* [Given instruction]: Write out the material again word for word, dropping any images it holds.
━━ Information supplied ━━
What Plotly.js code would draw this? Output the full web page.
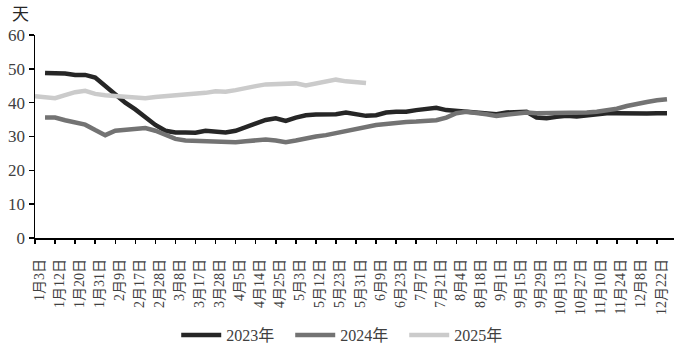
<!DOCTYPE html>
<html>
<head>
<meta charset="utf-8">
<script src="https://cdn.plot.ly/plotly-3.0.1.min.js"></script>
<style>
  html, body { margin: 0; padding: 0; background: #ffffff; }
  #chart { width: 676px; height: 354px; }
</style>
</head>
<body>
<div id="chart"></div>
<script>
// Tick labels (one every two data points)
const tickLabels = ["1月3日","1月12日","1月20日","1月31日","2月9日","2月17日","2月28日","3月8日",
  "3月17日","3月28日","4月5日","4月14日","4月25日","5月3日","5月12日","5月23日",
  "5月31日","6月9日","6月23日","7月7日","7月21日","8月4日","8月18日","9月1日",
  "9月15日","9月29日","10月13日","10月27日","11月10日","11月24日","12月8日","12月22日"];

const seriesNames = ["2023年", "2024年", "2025年"];

const values2023 = [null, 48.8, 48.8, 48.6, 48.2, 48.2, 47.4, 44.9, 42.2, 40.0, 38.0, 35.6, 33.4, 31.7, 31.2, 31.2,
  31.1, 31.7, 31.4, 31.2, 31.7, 32.7, 33.9, 34.9, 35.4, 34.6, 35.6, 36.3, 36.5, 36.5, 36.6, 37.1,
  36.5, 36.1, 36.3, 37.1, 37.3, 37.3, 37.8, 38.2, 38.5, 37.8, 37.6, 37.4, 37.1, 36.9, 36.6, 37.1,
  37.3, 37.3, 35.6, 35.4, 35.8, 36.1, 35.9, 36.3, 36.6, 36.9, 36.9, 36.8, 36.8, 36.8, 36.9, 36.9];

const values2024 = [null, 35.6, 35.6, 34.8, 34.1, 33.5, 31.9, 30.4, 31.7, 32.0, 32.2, 32.5, 31.7, 30.4, 29.3, 28.8,
  28.7, 28.6, 28.5, 28.3, 28.3, 28.6, 29.0, 29.1, 28.8, 28.3, 28.8, 29.5, 30.0, 30.4, 31.0, 31.7,
  32.4, 33.0, 33.4, 33.7, 34.1, 34.3, 34.4, 34.6, 34.8, 35.6, 36.9, 37.3, 37.1, 36.6, 36.1, 36.4,
  36.9, 37.1, 36.9, 36.9, 37.1, 37.1, 36.9, 37.1, 37.3, 37.6, 38.2, 39.0, 39.7, 40.2, 40.7, 41.0];

const values2025 = [41.9, 41.5, 41.3, 42.2, 43.1, 43.5, 42.6, 42.2, 41.9, 41.8, 41.5, 41.3, 41.7, 41.9, 42.2, 42.6,
  42.8, 42.9, 43.4, 43.2, 43.7, 44.4, 44.9, 45.4, 45.6, 45.7, 45.7, 45.1, 45.7, 46.3, 46.8, 46.3,
  46.0, 45.8];

const yTicks = [0, 10, 20, 30, 40, 50, 60];

const colors = ["#262626", "#737373", "#cbcbcb"];
const allValues = [values2023, values2024, values2025];

const traces = allValues.map((vals, s) => ({
  type: "scatter",
  mode: "lines",
  name: seriesNames[s],
  x: vals.map((_, i) => i),
  y: vals,
  line: { color: colors[s], width: 4.5 },
  connectgaps: false,
  hoverinfo: "skip"
}));

const nPoints = tickLabels.length * 2;
const xRange = [0, nPoints - 0.3];
const serif = "'Liberation Serif', 'Times New Roman', 'Noto Sans CJK SC', serif";

const layout = {
  width: 676,
  height: 354,
  margin: { l: 35, r: 2, t: 35, b: 114 },
  paper_bgcolor: "#ffffff",
  plot_bgcolor: "#ffffff",
  showlegend: true,
  legend: {
    orientation: "h",
    x: 0.221, xanchor: "left",
    y: -0.478, yanchor: "middle",
    font: { family: serif, size: 16, color: "#404040" },
    itemwidth: 40,
    entrywidth: 59,
    tracegroupgap: 0
  },
  xaxis: {
    type: "linear",
    range: xRange,
    tickmode: "array",
    tickvals: tickLabels.map((_, k) => 2 * k + 0.4),
    ticktext: tickLabels,
    ticks: "",
    tickangle: -90,
    ticklabelstandoff: 14,
    tickfont: { family: serif, size: 14, color: "#404040" },
    showline: true,
    linecolor: "#000000",
    linewidth: 1.5,
    showgrid: false,
    zeroline: false,
    fixedrange: true
  },
  xaxis2: {
    type: "linear",
    overlaying: "x",
    anchor: "y",
    side: "bottom",
    range: xRange,
    tickmode: "array",
    tickvals: tickLabels.map((_, k) => 2 * k),
    ticks: "outside",
    ticklen: 5,
    tickwidth: 1.5,
    tickcolor: "#000000",
    showticklabels: false,
    showline: false,
    showgrid: false,
    zeroline: false
  },
  yaxis: {
    range: [0, 60],
    tickmode: "array",
    tickvals: yTicks,
    ticks: "outside",
    ticklen: 5,
    tickwidth: 1.5,
    tickcolor: "#000000",
    tickfont: { family: serif, size: 17, color: "#404040" },
    showline: true,
    linecolor: "#000000",
    linewidth: 1.5,
    showgrid: false,
    zeroline: false,
    fixedrange: true
  },
  annotations: [{
    text: "天",
    xref: "paper", yref: "paper",
    x: 0, y: 1.0,
    xanchor: "right", yanchor: "bottom",
    xshift: -4, yshift: 8,
    showarrow: false,
    font: { family: "'Noto Sans CJK SC', sans-serif", size: 17, color: "#262626" }
  }]
};

// dummy trace on xaxis2 so the tick axis renders
traces.push({
  type: "scatter", mode: "lines", x: [0], y: [null], xaxis: "x2", yaxis: "y",
  showlegend: false, hoverinfo: "skip"
});

Plotly.newPlot("chart", traces, layout, { staticPlot: true, displayModeBar: false });
</script>
</body>
</html>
━━━
* [In response]:
What Plotly.js code would draw this? Output the full web page.
<!DOCTYPE html>
<html>
<head>
<meta charset="utf-8">
<script src="https://cdn.plot.ly/plotly-3.0.1.min.js"></script>
<style>
  html, body { margin: 0; padding: 0; background: #ffffff; }
  #chart { width: 676px; height: 354px; }
</style>
</head>
<body>
<div id="chart"></div>
<script>
// Tick labels (one every two data points)
const tickLabels = ["1月3日","1月12日","1月20日","1月31日","2月9日","2月17日","2月28日","3月8日",
  "3月17日","3月28日","4月5日","4月14日","4月25日","5月3日","5月12日","5月23日",
  "5月31日","6月9日","6月23日","7月7日","7月21日","8月4日","8月18日","9月1日",
  "9月15日","9月29日","10月13日","10月27日","11月10日","11月24日","12月8日","12月22日"];

const seriesNames = ["2023年", "2024年", "2025年"];

const values2023 = [null, 48.8, 48.8, 48.6, 48.2, 48.2, 47.4, 44.9, 42.2, 40.0, 38.0, 35.6, 33.4, 31.7, 31.2, 31.2,
  31.1, 31.7, 31.4, 31.2, 31.7, 32.7, 33.9, 34.9, 35.4, 34.6, 35.6, 36.3, 36.5, 36.5, 36.6, 37.1,
  36.5, 36.1, 36.3, 37.1, 37.3, 37.3, 37.8, 38.2, 38.5, 37.8, 37.6, 37.4, 37.1, 36.9, 36.6, 37.1,
  37.3, 37.3, 35.6, 35.4, 35.8, 36.1, 35.9, 36.3, 36.6, 36.9, 36.9, 36.8, 36.8, 36.8, 36.9, 36.9];

const values2024 = [null, 35.6, 35.6, 34.8, 34.1, 33.5, 31.9, 30.4, 31.7, 32.0, 32.2, 32.5, 31.7, 30.4, 29.3, 28.8,
  28.7, 28.6, 28.5, 28.3, 28.3, 28.6, 29.0, 29.1, 28.8, 28.3, 28.8, 29.5, 30.0, 30.4, 31.0, 31.7,
  32.4, 33.0, 33.4, 33.7, 34.1, 34.3, 34.4, 34.6, 34.8, 35.6, 36.9, 37.3, 37.1, 36.6, 36.1, 36.4,
  36.9, 37.1, 36.9, 36.9, 37.1, 37.1, 36.9, 37.1, 37.3, 37.6, 38.2, 39.0, 39.7, 40.2, 40.7, 41.0];

const values2025 = [41.9, 41.5, 41.3, 42.2, 43.1, 43.5, 42.6, 42.2, 41.9, 41.8, 41.5, 41.3, 41.7, 41.9, 42.2, 42.6,
  42.8, 42.9, 43.4, 43.2, 43.7, 44.4, 44.9, 45.4, 45.6, 45.7, 45.7, 45.1, 45.7, 46.3, 46.8, 46.3,
  46.0, 45.8];

const yTicks = [0, 10, 20, 30, 40, 50, 60];

const colors = ["#262626", "#737373", "#cbcbcb"];
const allValues = [values2023, values2024, values2025];

const traces = allValues.map((vals, s) => ({
  type: "scatter",
  mode: "lines",
  name: seriesNames[s],
  x: vals.map((_, i) => i),
  y: vals,
  line: { color: colors[s], width: 4.5 },
  connectgaps: false,
  hoverinfo: "skip"
}));

const nPoints = tickLabels.length * 2;
const xRange = [0, nPoints - 0.3];
const serif = "'Liberation Serif', 'Times New Roman', 'Noto Sans CJK SC', serif";

const layout = {
  width: 676,
  height: 354,
  margin: { l: 35, r: 2, t: 35, b: 114 },
  paper_bgcolor: "#ffffff",
  plot_bgcolor: "#ffffff",
  showlegend: true,
  legend: {
    orientation: "h",
    x: 0.221, xanchor: "left",
    y: -0.478, yanchor: "middle",
    font: { family: serif, size: 16, color: "#404040" },
    itemwidth: 40,
    entrywidth: 59,
    tracegroupgap: 0
  },
  xaxis: {
    type: "linear",
    range: xRange,
    tickmode: "array",
    tickvals: tickLabels.map((_, k) => 2 * k + 0.4),
    ticktext: tickLabels,
    ticks: "",
    tickangle: -90,
    ticklabelstandoff: 14,
    tickfont: { family: serif, size: 14, color: "#404040" },
    showline: true,
    linecolor: "#000000",
    linewidth: 1.5,
    showgrid: false,
    zeroline: false,
    fixedrange: true
  },
  xaxis2: {
    type: "linear",
    overlaying: "x",
    anchor: "y",
    side: "bottom",
    range: xRange,
    tickmode: "array",
    tickvals: tickLabels.map((_, k) => 2 * k),
    ticks: "outside",
    ticklen: 5,
    tickwidth: 1.5,
    tickcolor: "#000000",
    showticklabels: false,
    showline: false,
    showgrid: false,
    zeroline: false
  },
  yaxis: {
    range: [0, 60],
    tickmode: "array",
    tickvals: yTicks,
    ticks: "outside",
    ticklen: 5,
    tickwidth: 1.5,
    tickcolor: "#000000",
    tickfont: { family: serif, size: 17, color: "#404040" },
    showline: true,
    linecolor: "#000000",
    linewidth: 1.5,
    showgrid: false,
    zeroline: false,
    fixedrange: true
  },
  annotations: [{
    text: "天",
    xref: "paper", yref: "paper",
    x: 0, y: 1.0,
    xanchor: "right", yanchor: "bottom",
    xshift: -4, yshift: 8,
    showarrow: false,
    font: { family: "'Noto Sans CJK SC', sans-serif", size: 17, color: "#262626" }
  }]
};

// dummy trace on xaxis2 so the tick axis renders
traces.push({
  type: "scatter", mode: "lines", x: [0], y: [null], xaxis: "x2", yaxis: "y",
  showlegend: false, hoverinfo: "skip"
});

Plotly.newPlot("chart", traces, layout, { staticPlot: true, displayModeBar: false });
</script>
</body>
</html>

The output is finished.